STATED PROBLEM: Up to and including the line containing "cutoff_all = 5.7", please reproduce the lines of the listing below, starting from the top.

(Data entries)
+ + + + +

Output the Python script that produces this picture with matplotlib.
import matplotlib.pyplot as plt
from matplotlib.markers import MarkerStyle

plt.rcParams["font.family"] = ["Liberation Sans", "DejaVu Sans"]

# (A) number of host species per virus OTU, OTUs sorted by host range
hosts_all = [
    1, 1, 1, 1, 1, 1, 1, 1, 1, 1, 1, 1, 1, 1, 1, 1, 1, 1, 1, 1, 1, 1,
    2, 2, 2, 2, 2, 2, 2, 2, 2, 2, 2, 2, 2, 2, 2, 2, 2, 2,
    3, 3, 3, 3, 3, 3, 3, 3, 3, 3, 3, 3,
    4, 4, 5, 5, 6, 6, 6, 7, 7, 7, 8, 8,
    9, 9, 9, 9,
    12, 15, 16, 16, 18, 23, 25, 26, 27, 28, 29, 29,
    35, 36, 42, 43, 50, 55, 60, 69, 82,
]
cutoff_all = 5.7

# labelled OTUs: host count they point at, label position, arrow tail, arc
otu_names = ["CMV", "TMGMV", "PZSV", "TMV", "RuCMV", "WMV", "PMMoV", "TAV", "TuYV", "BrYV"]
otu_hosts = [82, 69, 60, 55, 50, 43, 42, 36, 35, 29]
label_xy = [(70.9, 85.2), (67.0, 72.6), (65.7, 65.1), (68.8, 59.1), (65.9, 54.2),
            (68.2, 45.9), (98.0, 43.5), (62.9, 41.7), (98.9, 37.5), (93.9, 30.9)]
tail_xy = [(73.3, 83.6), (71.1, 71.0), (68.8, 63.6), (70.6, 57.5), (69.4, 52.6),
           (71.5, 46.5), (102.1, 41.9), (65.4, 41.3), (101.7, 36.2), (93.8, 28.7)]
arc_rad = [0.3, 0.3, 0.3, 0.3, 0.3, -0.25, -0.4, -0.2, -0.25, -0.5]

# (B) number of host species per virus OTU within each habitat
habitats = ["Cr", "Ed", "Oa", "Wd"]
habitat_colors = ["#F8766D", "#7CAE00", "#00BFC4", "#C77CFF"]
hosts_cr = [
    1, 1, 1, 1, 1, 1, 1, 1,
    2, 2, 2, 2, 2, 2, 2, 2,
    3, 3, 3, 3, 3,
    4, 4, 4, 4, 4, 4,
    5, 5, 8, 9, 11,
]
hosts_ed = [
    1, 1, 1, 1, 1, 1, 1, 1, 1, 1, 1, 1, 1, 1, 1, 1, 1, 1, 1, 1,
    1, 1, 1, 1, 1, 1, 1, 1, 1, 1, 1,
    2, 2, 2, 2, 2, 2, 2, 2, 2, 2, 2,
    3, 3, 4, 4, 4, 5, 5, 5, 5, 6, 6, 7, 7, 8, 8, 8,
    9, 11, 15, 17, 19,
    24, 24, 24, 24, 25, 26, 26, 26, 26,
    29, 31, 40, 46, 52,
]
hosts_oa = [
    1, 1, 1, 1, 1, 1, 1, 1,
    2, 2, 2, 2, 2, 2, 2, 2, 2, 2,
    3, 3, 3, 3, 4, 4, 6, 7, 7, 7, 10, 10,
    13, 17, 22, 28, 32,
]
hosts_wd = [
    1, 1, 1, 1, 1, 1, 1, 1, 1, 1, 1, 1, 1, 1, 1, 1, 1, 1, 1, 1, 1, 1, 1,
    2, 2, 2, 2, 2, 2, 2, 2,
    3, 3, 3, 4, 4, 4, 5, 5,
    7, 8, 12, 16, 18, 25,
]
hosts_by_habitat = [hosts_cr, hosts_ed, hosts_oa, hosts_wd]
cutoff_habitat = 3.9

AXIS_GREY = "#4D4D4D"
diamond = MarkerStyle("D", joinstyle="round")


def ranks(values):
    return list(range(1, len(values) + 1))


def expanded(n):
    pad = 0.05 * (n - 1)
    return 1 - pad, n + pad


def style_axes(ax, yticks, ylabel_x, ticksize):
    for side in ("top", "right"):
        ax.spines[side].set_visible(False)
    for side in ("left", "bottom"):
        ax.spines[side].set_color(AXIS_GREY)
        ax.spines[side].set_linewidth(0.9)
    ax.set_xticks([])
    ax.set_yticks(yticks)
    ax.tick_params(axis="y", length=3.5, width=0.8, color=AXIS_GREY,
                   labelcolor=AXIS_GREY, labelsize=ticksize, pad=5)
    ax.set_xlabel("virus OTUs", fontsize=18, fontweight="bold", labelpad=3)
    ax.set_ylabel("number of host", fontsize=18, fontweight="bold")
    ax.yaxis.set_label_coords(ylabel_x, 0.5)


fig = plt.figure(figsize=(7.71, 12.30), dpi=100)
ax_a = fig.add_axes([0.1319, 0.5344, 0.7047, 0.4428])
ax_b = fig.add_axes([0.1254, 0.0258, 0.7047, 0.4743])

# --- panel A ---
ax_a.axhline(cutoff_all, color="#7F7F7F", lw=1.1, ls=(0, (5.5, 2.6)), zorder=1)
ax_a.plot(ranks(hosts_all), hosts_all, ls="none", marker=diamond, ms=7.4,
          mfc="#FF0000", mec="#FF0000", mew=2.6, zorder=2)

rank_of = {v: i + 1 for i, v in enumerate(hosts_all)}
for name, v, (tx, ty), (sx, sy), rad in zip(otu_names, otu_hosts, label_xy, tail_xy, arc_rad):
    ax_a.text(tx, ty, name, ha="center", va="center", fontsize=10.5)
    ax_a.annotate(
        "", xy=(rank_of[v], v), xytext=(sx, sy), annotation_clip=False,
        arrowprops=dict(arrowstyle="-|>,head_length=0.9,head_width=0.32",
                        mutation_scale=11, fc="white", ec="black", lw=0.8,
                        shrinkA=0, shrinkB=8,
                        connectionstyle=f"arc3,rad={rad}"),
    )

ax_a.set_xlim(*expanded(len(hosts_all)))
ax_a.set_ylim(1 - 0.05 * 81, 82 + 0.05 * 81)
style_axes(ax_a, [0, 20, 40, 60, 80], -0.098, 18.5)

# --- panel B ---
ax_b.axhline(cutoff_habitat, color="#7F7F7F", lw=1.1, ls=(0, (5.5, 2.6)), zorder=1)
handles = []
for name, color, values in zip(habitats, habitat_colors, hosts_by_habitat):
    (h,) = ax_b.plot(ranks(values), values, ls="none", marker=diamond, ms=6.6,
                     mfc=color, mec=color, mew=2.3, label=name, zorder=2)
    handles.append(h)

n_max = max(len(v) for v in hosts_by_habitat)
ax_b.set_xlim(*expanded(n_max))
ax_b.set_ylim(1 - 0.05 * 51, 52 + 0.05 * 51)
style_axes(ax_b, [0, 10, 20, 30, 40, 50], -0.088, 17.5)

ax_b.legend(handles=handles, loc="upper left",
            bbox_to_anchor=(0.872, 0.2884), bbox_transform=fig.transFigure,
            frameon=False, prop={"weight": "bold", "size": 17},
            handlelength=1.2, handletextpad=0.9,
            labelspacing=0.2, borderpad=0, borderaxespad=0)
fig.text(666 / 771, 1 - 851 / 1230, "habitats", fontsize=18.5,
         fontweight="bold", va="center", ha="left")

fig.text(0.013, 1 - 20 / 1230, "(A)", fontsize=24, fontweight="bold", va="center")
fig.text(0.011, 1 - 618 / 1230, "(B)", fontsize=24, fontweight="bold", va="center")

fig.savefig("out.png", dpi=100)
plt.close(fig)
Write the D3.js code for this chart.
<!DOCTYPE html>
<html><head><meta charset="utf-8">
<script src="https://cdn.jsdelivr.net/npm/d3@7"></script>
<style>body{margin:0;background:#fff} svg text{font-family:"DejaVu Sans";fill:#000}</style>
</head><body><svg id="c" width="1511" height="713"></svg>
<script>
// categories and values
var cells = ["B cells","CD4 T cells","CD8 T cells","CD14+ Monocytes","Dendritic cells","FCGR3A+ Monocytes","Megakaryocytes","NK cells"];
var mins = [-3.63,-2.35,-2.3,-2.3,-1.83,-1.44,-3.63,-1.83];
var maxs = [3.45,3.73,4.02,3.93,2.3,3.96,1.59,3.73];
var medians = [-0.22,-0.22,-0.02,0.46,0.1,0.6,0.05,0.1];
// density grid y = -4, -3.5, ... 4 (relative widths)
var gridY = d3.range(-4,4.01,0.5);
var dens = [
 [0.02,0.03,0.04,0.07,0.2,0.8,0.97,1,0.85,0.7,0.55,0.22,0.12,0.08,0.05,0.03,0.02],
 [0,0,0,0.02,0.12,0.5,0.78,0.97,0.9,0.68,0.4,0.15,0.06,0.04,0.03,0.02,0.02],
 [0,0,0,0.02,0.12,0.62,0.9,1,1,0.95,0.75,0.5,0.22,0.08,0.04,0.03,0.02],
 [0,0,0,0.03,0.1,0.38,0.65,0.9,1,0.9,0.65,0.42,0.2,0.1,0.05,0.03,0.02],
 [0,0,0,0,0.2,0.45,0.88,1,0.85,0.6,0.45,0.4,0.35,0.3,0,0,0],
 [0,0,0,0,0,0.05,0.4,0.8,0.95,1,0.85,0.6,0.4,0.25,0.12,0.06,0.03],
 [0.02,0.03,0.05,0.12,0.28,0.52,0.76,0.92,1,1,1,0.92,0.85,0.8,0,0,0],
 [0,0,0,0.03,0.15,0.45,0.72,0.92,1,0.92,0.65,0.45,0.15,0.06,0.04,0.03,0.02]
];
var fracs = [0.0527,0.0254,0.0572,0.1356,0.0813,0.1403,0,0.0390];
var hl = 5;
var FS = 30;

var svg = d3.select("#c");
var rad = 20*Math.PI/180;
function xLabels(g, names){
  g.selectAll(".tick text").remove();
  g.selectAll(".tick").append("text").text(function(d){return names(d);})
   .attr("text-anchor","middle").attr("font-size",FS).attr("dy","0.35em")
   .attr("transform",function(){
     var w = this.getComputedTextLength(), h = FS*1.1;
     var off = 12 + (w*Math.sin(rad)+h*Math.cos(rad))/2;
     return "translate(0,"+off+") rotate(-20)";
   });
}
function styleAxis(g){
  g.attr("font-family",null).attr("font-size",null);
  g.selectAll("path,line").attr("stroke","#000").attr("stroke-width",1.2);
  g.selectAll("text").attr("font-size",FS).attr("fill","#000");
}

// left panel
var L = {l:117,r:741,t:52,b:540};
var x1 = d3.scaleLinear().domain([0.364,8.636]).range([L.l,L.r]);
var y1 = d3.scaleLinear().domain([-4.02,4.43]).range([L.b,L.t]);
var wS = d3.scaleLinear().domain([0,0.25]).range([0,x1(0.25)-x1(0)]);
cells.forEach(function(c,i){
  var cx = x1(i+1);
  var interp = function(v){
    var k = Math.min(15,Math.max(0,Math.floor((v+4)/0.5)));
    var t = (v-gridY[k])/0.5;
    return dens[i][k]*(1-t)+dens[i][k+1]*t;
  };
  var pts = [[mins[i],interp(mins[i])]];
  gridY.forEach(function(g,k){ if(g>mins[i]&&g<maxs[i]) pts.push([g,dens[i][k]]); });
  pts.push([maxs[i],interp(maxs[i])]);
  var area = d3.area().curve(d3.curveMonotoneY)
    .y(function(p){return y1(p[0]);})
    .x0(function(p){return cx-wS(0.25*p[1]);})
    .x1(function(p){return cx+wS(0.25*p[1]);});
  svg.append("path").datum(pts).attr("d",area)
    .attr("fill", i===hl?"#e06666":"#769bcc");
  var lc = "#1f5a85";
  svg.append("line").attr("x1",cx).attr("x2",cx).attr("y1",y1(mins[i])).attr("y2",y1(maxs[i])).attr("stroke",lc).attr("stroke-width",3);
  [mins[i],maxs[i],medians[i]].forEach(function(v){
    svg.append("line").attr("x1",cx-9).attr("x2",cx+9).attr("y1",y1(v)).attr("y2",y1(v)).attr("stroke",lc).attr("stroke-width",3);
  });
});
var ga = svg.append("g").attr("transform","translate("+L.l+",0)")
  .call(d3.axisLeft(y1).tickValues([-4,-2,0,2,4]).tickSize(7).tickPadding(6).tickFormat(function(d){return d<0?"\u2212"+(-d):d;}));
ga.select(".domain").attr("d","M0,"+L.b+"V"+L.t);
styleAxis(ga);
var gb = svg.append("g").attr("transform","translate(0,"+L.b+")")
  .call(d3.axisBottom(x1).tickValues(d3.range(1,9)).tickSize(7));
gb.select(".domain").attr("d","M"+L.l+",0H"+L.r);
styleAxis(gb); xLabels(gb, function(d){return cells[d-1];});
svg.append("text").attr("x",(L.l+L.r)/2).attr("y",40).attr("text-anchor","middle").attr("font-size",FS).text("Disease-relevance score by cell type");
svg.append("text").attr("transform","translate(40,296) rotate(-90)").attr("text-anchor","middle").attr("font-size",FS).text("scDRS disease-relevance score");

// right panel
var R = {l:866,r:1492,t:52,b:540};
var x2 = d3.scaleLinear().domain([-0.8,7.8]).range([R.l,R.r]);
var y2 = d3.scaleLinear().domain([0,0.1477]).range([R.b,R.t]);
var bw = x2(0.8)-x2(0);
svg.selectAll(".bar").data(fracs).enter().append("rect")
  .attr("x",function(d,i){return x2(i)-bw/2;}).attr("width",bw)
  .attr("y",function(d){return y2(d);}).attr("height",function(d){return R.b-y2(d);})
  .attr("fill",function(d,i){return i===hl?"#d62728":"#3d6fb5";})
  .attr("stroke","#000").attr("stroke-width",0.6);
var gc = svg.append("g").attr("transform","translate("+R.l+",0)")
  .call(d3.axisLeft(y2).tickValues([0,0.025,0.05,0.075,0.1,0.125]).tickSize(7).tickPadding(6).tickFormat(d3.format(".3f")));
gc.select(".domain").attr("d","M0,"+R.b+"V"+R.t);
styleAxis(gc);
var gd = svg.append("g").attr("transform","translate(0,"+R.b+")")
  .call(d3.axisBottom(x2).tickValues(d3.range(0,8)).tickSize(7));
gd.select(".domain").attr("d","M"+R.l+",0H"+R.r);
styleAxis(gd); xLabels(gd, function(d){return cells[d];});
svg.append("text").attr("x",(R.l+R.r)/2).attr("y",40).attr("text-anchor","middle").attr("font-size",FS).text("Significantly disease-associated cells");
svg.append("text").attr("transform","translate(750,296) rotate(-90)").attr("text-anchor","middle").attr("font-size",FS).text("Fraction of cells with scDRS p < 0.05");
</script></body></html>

+ + + + +

OUTPUT BELOW:
Output the Python script that produces this picture with matplotlib.
import matplotlib.pyplot as plt
from matplotlib.markers import MarkerStyle

plt.rcParams["font.family"] = ["Liberation Sans", "DejaVu Sans"]

# (A) number of host species per virus OTU, OTUs sorted by host range
hosts_all = [
    1, 1, 1, 1, 1, 1, 1, 1, 1, 1, 1, 1, 1, 1, 1, 1, 1, 1, 1, 1, 1, 1,
    2, 2, 2, 2, 2, 2, 2, 2, 2, 2, 2, 2, 2, 2, 2, 2, 2, 2,
    3, 3, 3, 3, 3, 3, 3, 3, 3, 3, 3, 3,
    4, 4, 5, 5, 6, 6, 6, 7, 7, 7, 8, 8,
    9, 9, 9, 9,
    12, 15, 16, 16, 18, 23, 25, 26, 27, 28, 29, 29,
    35, 36, 42, 43, 50, 55, 60, 69, 82,
]
cutoff_all = 5.7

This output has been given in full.